Hannah Arendt

Margarethe Von Trotta

L'histoire

1961. La philosophe juive allemande Hannah Arendt est envoyée à Jérusalem par le New Yorker pour couvrir le procès d’Adolf Eichmann, responsable de la déportation de millions de juifs.
Les articles qu’elle publie et sa théorie de “La banalité du mal” déclenchent une controverse sans précédent.
Son obstination et l’exigence de sa pensée se heurtent à l’incompréhension de ses proches et provoquent son isolement.

Avec

Barbara Sukowa, Axel Milberg, Janet McTeer, Julia Jentsch, Klaus Pohl

Sorti

le 24 avril 2013

La fiche allociné

 

 

La critique d'al 1

La banalité du mal (et du film)

 

Le principal mérite du film, c'est qu'en sortant de la salle, on est fortement tenté d'en savoir plus, ou au moins d'avoir une autre vision de la philosophe Hanna Arendt, un autre point de vue que celui de la réalisatrice…
Cinématographiquement, c'est lourd et appuyé, avec des effets de caméra inutiles et bien trop voyants, monté bien platement avec des flash-back terriblement téléphonés… sur une musique mélancolique, les yeux dans le vague, l'esprit d'Hannah S'échappe, il n'est plus là, et bing, c'est gagné, on a le droit à un retour en arrière sur sa jeunesse, du temps où elle était éprise d'Heidegger…
Le récit s'appuie largement sur le procès d'Eichmann et des écrits qu'elle produit ensuite, créant une énorme polémique, à propos de la "banalité du mal" et surtout de la participation de juifs dans le processus d'extermination.
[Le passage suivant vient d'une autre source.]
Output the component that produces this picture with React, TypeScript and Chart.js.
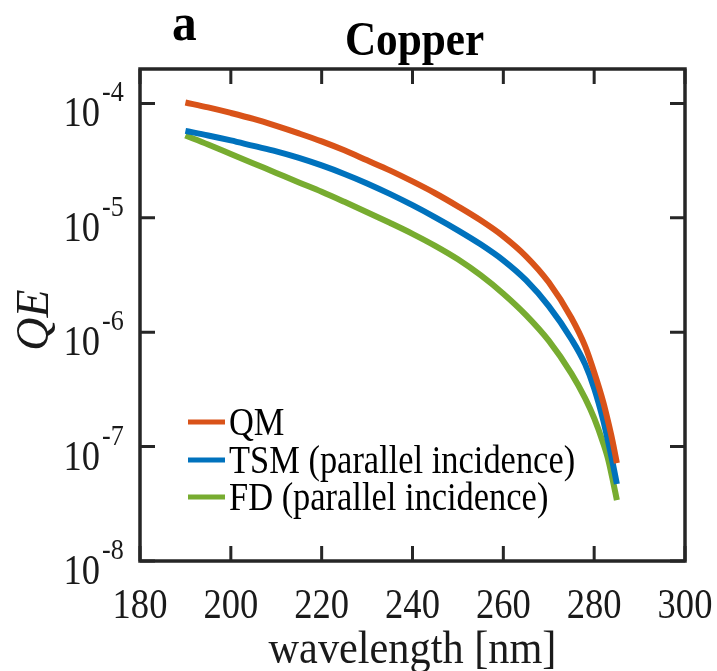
import React, { useEffect, useRef } from "react";
import { Chart, registerables } from "chart.js";

Chart.register(...registerables);

// ---- data ----
const wavelengths = [190, 195, 200, 205, 210, 215, 220, 225, 230, 235, 240, 245, 250, 255, 260, 265, 270, 275, 278, 280, 282, 283, 284, 285];
const qmQE = [1.02e-4, 9.23e-5, 8.26e-5, 7.32e-5, 6.36e-5, 5.47e-5, 4.66e-5, 3.89e-5, 3.18e-5, 2.6e-5, 2.08e-5, 1.64e-5, 1.26e-5, 9.51e-6, 6.89e-6, 4.61e-6, 2.73e-6, 1.33e-6, 7.55e-7, 4.47e-7, 2.45e-7, 1.7e-7, 1.14e-7, 7.18e-8];
const tsmQE = [5.75e-5, 5.25e-5, 4.75e-5, 4.25e-5, 3.81e-5, 3.34e-5, 2.87e-5, 2.42e-5, 2.0e-5, 1.62e-5, 1.29e-5, 1.01e-5, 7.78e-6, 5.87e-6, 4.25e-6, 2.85e-6, 1.69e-6, 8.69e-7, 5.26e-7, 3.24e-7, 1.7e-7, 1.14e-7, 7.47e-8, 4.71e-8];
const fdQE = [5.25e-5, 4.38e-5, 3.62e-5, 2.99e-5, 2.47e-5, 2.04e-5, 1.69e-5, 1.38e-5, 1.12e-5, 9.05e-6, 7.25e-6, 5.69e-6, 4.34e-6, 3.15e-6, 2.17e-6, 1.41e-6, 8.43e-7, 4.34e-7, 2.65e-7, 1.77e-7, 1.07e-7, 7.94e-8, 5.31e-8, 3.41e-8];
const seriesLabels = ["QM", "TSM (parallel incidence)", "FD (parallel incidence)"];
const seriesColors = ["#D95319", "#0072BD", "#77AC30"];
const xTicks = [180, 200, 220, 240, 260, 280, 300];
const yTicks = [1e-4, 1e-5, 1e-6, 1e-7, 1e-8];
const yTickExponents = ["-4", "-5", "-6", "-7", "-8"];
const titleText = "Copper";
const panelLabel = "a";
const xAxisLabel = "wavelength [nm]";
const yAxisLabel = "QE";

const SERIF = '"Liberation Serif", "Times New Roman", serif';
const AXIS_COLOR = "#262626";

function drawText(
  ctx: CanvasRenderingContext2D,
  text: string,
  x: number,
  y: number,
  font: string,
  align: "left" | "center" | "right",
  sx: number
) {
  ctx.save();
  ctx.font = font;
  ctx.textBaseline = "alphabetic";
  ctx.textAlign = "left";
  const w = ctx.measureText(text).width * sx;
  let left = x;
  if (align === "center") left = x - w / 2;
  else if (align === "right") left = x - w;
  ctx.translate(left, y);
  ctx.scale(sx, 1);
  ctx.fillText(text, 0, 0);
  ctx.restore();
}

const axisPlugin = {
  id: "matlabAxes",
  afterDraw(chart: any) {
    const { ctx, chartArea: a, scales } = chart;
    const xs = scales.x;
    const ys = scales.y;
    ctx.save();
    ctx.fillStyle = "#000";
    ctx.strokeStyle = AXIS_COLOR;

    // box
    ctx.lineWidth = 3.5;
    ctx.strokeRect(a.left, a.top, a.right - a.left, a.bottom - a.top);

    // ticks (inward, mirrored)
    const tl = 15;
    ctx.lineWidth = 3;
    ctx.beginPath();
    for (const v of xTicks) {
      const px = xs.getPixelForValue(v);
      ctx.moveTo(px, a.bottom);
      ctx.lineTo(px, a.bottom - tl);
      ctx.moveTo(px, a.top);
      ctx.lineTo(px, a.top + tl);
    }
    for (const v of yTicks) {
      const py = ys.getPixelForValue(v);
      ctx.moveTo(a.left, py);
      ctx.lineTo(a.left + tl, py);
      ctx.moveTo(a.right, py);
      ctx.lineTo(a.right - tl, py);
    }
    ctx.stroke();

    // x tick labels
    ctx.fillStyle = "#1a1a1a";
    for (const v of xTicks) {
      const px = xs.getPixelForValue(v);
      drawText(ctx, String(v), px, a.bottom + 57, `42px ${SERIF}`, "center", 0.87);
    }
    // y tick labels 10^n
    yTicks.forEach((v, i) => {
      const py = ys.getPixelForValue(v);
      drawText(ctx, "10", a.left - 40, py + 23, `43px ${SERIF}`, "right", 0.85);
      drawText(ctx, yTickExponents[i], a.left - 38, py - 2, `29px ${SERIF}`, "left", 0.9);
    });

    // axis titles
    drawText(ctx, xAxisLabel, (a.left + a.right) / 2, 663, `46px ${SERIF}`, "center", 0.92);
    ctx.save();
    ctx.translate(48, 320);
    ctx.rotate(-Math.PI / 2);
    drawText(ctx, yAxisLabel, 0, 0, `italic 46px ${SERIF}`, "center", 1);
    ctx.restore();

    // title and panel label
    ctx.fillStyle = "#000";
    drawText(ctx, titleText, (a.left + a.right) / 2 + 2, 55, `bold 48px ${SERIF}`, "center", 0.9);
    drawText(ctx, panelLabel, 172, 40, `bold 52px ${SERIF}`, "left", 0.95);

    // legend
    const legendY = [422, 460, 497];
    seriesLabels.forEach((lab, i) => {
      ctx.strokeStyle = seriesColors[i];
      ctx.lineWidth = 5;
      ctx.beginPath();
      ctx.moveTo(188, legendY[i]);
      ctx.lineTo(225, legendY[i]);
      ctx.stroke();
      ctx.fillStyle = "#000";
      drawText(ctx, lab, 229, legendY[i] + 12.5, `41px ${SERIF}`, "left", 0.84);
    });
    ctx.restore();
  },
};

export default function App() {
  const ref = useRef<HTMLCanvasElement>(null);
  useEffect(() => {
    if (!ref.current) return;
    const series = [qmQE, tsmQE, fdQE];
    const chart = new Chart(ref.current, {
      type: "line",
      data: {
        datasets: series.map((vals, i) => ({
          label: seriesLabels[i],
          data: wavelengths.map((w, j) => ({ x: w, y: vals[j] })),
          borderColor: seriesColors[i],
          backgroundColor: seriesColors[i],
          borderWidth: 6,
          pointRadius: 0,
          fill: false,
          cubicInterpolationMode: "monotone" as const,
        })),
      },
      options: {
        responsive: false,
        animation: false,
        devicePixelRatio: 1,
        events: [],
        layout: { padding: { left: 140, right: 32, top: 69, bottom: 110 } },
        plugins: {
          legend: { display: false },
          tooltip: { enabled: false },
          title: { display: false },
        },
        scales: {
          x: { type: "linear", min: 180, max: 300, display: false },
          y: { type: "logarithmic", min: 1e-8, max: 2e-4, display: false },
        },
      },
      plugins: [axisPlugin],
    });
    return () => chart.destroy();
  }, []);
  return (
    <div style={{ position: "fixed", left: 0, top: 0, width: 717, height: 671, background: "#fff" }}>
      <canvas ref={ref} width={717} height={671} style={{ display: "block" }} />
    </div>
  );
}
Cela pourrait suffire mais il est aussi beaucoup question de ses amours, avec Heidegger (et donc flash-back…) et avec son mari, volage semble-t-il. La façon dont cela est montré est très répétitive et vite lassante. Le jeu de Barbara Sukowa est sans doute assez crédible (il faudrait demander aux contemporains d'Hanna Arendt), avec une jolie manière de tenir sa cigarette, mais il manque tout de même un peu d'imagination. Pour montrer le doute et la perplexité, elle enlève ses lunettes. Pour indiquer qu'elle reprend sa réflexion, elle remet ses lunettes. Pour la compassion…ah ça non, pas besoin, Hannah Arendt ne compatit pas.
Mise à part la médiocrité factuelle de l'œuvre, il reste donc toutes les questions que l'on peut se poser pendant et à la suite de la projection. Questions liées au propos du film et aussi à ce qu'il évite, le tout reposant essentiellement sur le procès Eichmann. Il semble que ce qui a mis le feu aux poudres et déclenché les foudres des critiques des contemporains de la philosophe, c'est l'affirmation selon laquelle des responsables juifs ont largement collaboré avec les nazis pour organiser la déportation. Beaucoup de lecteurs de ces allégations l'attaquent en lui reprochant qu'elle ne peut pas dire que le peuple juif a lui-même organisé la Shoah, ce qui ne semble pas être le propos d'Hanna Arendt, puisqu'elle met en cause certaines personnes seulement, et non pas l'ensemble du peuple juif, cette notion de peuple étant d'ailleurs rejetée par la philosophe.
Du coup, sa théorie sur la "banalité du mal" semble parfois passer au second plan, alors que c'est bien cela qui est au centre de sa réflexion. Elle observe qu'Eichmann se défend en affirmant qu'il n'a fait qu'obéir aux ordres, qu'il n'a assassiné personne. Elle avance alors que cet homme a perdu sa capacité de penser et donc de s'opposer ou de décider, qu'il n'est pas un monstre, mais que son manque d'autonomie intellectuelle lui ôte une partie de son humanité. Le mal vient donc aussi de la propension de l'Homme à agir sans volonté propre…
Elle présente aussi l'extermination des juifs comme un crime contre l'Humanité dans son ensemble, et non pas contre le peuple juif, ce qui pour nombre d'entre eux, est impossible à entendre. Elle refuse de prendre en compte la douleur collective, sa pensée est formidablement moderne et bouscule les consciences lorsqu'elle publie ses écrits à la suite du procès, mais cela intervient sans doute encore trop tôt pour beaucoup de ses amis et des juifs en général, qui vivent dans un traumatisme de masse. Tout cela est abordé par le film, qui se révèle donc fort intéressant dans le fond, mais plutôt médiocre dans sa forme.